I think we can see many examples of this around us today. For example, Dan Steilhilber uses everyday objects to help us look more closely at the things that surround us and how beautiful they can be. Our first example appears to be a very delicate painting with minimal color where the light creates a glowing effect. However, upon closer inspection it is revealed that these are just duck sauce packets, that one might find at your everyday Chinese Take-out restaurant. The second example shows that of paper coated hangers arranged in a spiraling way. Never before have I thought that simple metal hangers could be so interesting. Both of these works have taken simple everyday objects that have been overlooked as possible mediums with which one could create stunning works of art.
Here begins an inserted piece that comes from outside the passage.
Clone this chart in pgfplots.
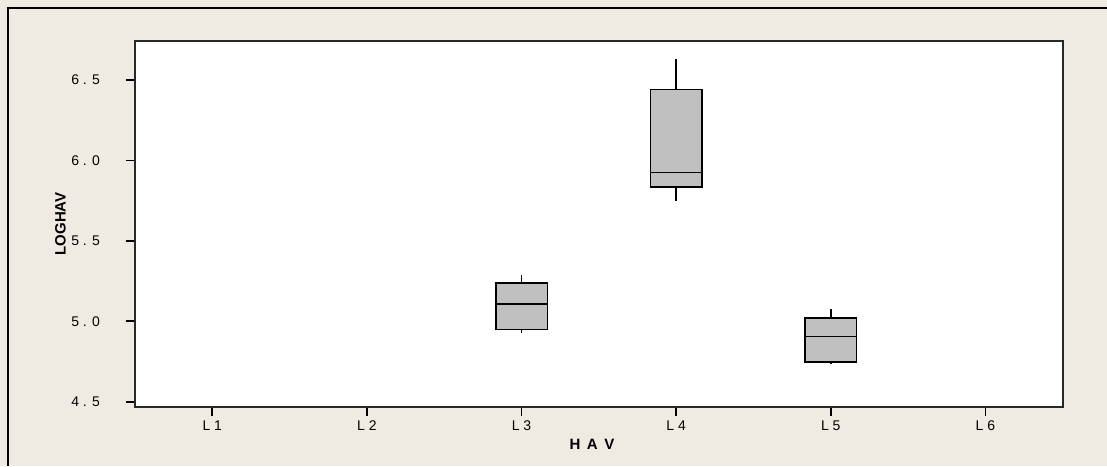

Dan Steilhilber, Untitled (2003/2008): Duck sauce


Dan Steilhilber, Untitled (2002/2008): Paper-clad hangers

e) Pg. 156 Bourrriaud writes about the cultural object and "letting its origin appear under the more or less opaque layer of its new use or the new combination in which it happens to be captured..." My take on this is that he is suggesting that we need to open our eyes, to see what it is around us that we have and imagine the ways in which we can make them work for us. It is with this new way of seeing that each art movement has been brought about. Duchamp, although well ahead of his time, was able to do exactly that. In order for us to appreciate these objects I believe we need to find some kind of use or connection with them. In 2007, CNN posted a story about an artist who was doing just that. Known to some as the Post-it boy, David Alvarez, then just 19 years old, took your everyday Post-Its notes and used them as a medium to create a large scale picture of the legendary Ray Charles. Using the same concept, with music as his subject and every-day objects as his medium, he later created a larger-than-life piece of guitarist Jimi Hendrix, with playing cards. Is it possible that moving from the Post-its to the playing cards has created his own Post-Post-its?